План Франсуазы был хорошо продуман. В церкви Эвиана, когда там находился король Сардинии в сопровождении монсеньора Бернекса, епископа Анси, мадам де Варан бросилась к ногам почтенного прелата. 8 августа ее привезли в Анси, наскоро обучили в местном монастыре, и уже 8 сентября беглянка сменила конфессию. На следующий год господин Варан получил развод. Она же, хотя и стала католичкой, продолжала считаться замужней, носить фамилию мужа и даже титул баронессы. Ее трогательное «обращение в истинную веру» было вознаграждено. Король Виктор-Амадей назначил ей пенсион в полторы тысячи ливров за достаточно темную роль агента-осведомителя, а церковь добавила еще пятьсот, благодаря чему она взяла на себя обязанности «обратительницы в веру» на жалованья. Она расположилась в удобном доме вместе с горничной и доверенным помощником Клодом Ане, который служил ей еще в Верве (он тоже сменил конфессию), а также кухаркой и садовником. У нее появились средства к существованию, и она продолжала жить беспечно, представляя собой легкую жертву для разного рода шарлатанов и нахлебников…
Вот с этой женщиной и повстречался Жан-Жак. Он был робким и неловким, но мог нравиться: «Я не был красивым мальчиком, но при маленьком росте был хорошо сложен, у меня были стройные ноги, красивые ступни, мечтательный вид, живое выражение лица, миловидный рот, черные волосы и брови, глаза маленькие и даже глубоко посаженные, но при этом умевшие бросать выразительные взгляды, — следствие огня, горевшего в моей крови». К тому же его юный возраст вызывал умиление, и он так выразительно рассказывал свою «жалобную историю»…
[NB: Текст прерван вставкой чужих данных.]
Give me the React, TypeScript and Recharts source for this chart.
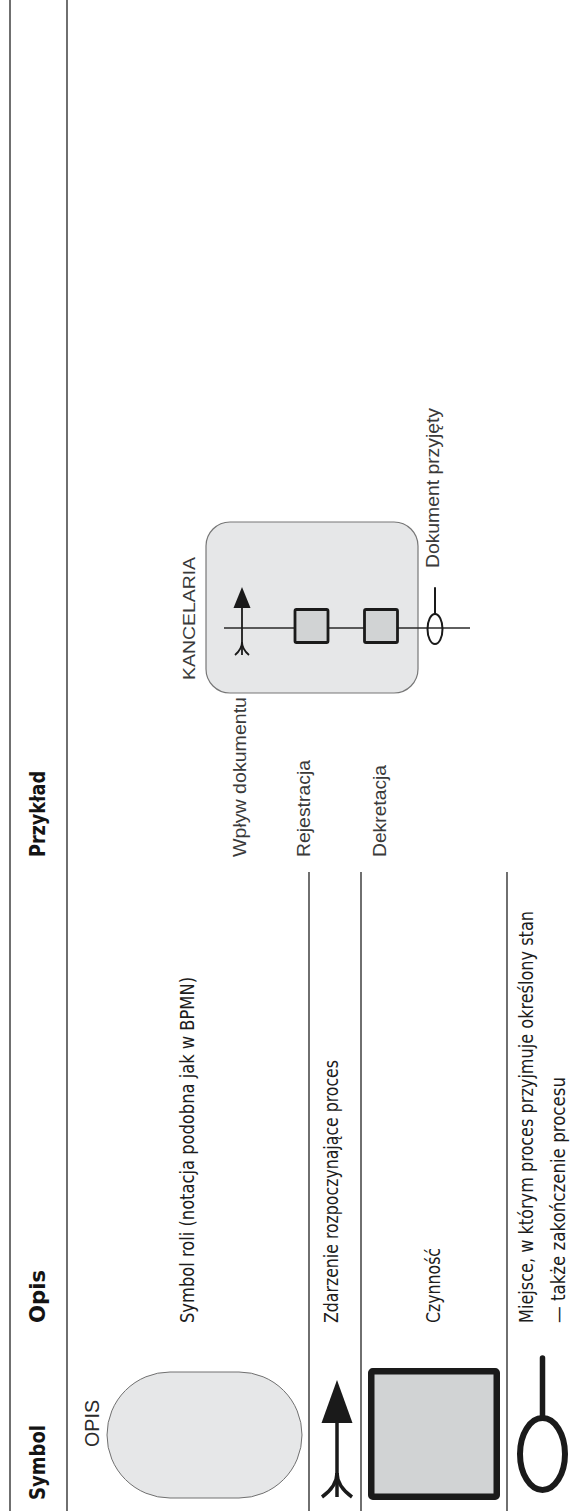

Мадам де Варан не могла посоветовать беглецу вернуться домой, но всё же постаралась описать ему тревогу отца, беспокойство близких. Однако на этот счет у Жан-Жака не было никаких иллюзий. Так, дядя Бернар, узнав о его бегстве, 20 марта добрался до Конфиньона, но двигаться дальше не стал. Отец же 25-го числа прибыл в Анси, откуда его сын уехал накануне, но затем возвратился в Нион. «Похоже, — писал Руссо, — что мои близкие тайно сговорились с моей звездой предоставить меня той судьбе, что ожидала меня». Это мягко сказано: попросту говоря, о нем никто не заботился.
Покоренный Франсуазой «с первого свидания, с первого взгляда», он уже не оглядывался на прошлое. Однако оставаться в ее доме юноше было бы неприлично. «Бедный мальчик, — сказала она ему, — ты должен идти туда, куда призывает тебя Господь, но когда ты станешь взрослым, ты вспомнишь обо мне».
Так куда же призывал его Господь? На сей раз он соизволил принять облик некоего Сабрана, «здоровенного мужлана». Для беглецов, вроде мальчугана Руссо, в Турине, столице Сардинского королевства, существовал приют: там обращаемых кормили, давали им кров, обучали, предоставляли место. Сабран предложил сопровождать юного «еретика» в Турин, и Жан-Жак, которого мадам де Варан снабдила небольшой суммой, поплыл по течению «без особого отвращения». Он начинал убеждаться, что «религия, проповедуемая такими миссионерами, не может не привести в рай».
Природа была прекрасна. Ему предстояло пересечь Альпы, как некогда Ганнибалу, — и он мечтал о будущем, вспоминая о ласковой улыбке своей покровительницы: «Я тогда находился в том редком, но драгоценном периоде жизни, когда ее полнота дает нашему существу развитие всех его ощущений и украшает в наших глазах весь мир прелестью нашего собственного существования».
Путешествие длилось около двадцати дней. Сабран, набожный проныра, держал перед Жан-Жаком поучительные речи и даже облагодетельствовал его своими обносками и несколькими су.
12 апреля 1728 года тяжелая, окованная железом дверь приюта Святого Духа захлопнулась за Жан-Жаком, и он, отступник от своей веры, вернулся к действительности. Здесь до него уже восемь или девять неофитов «вступили на истинный путь». Среди особ мужского пола «четверо или пятеро были законченными бандитами»: два еврея, а также арабы или левантинцы[2], жизнь которых протекала в периодической смене вероисповеданий. Среди «дам» большинство являли собой «настоящих мошенниц и самых бесстыдных шлюх, которые когда-либо оскверняли колыбель Господню». Исключение составляла разве что восемнадцатилетняя евреечка с плутовскими глазками, которая присоединилась к компании через два дня после него.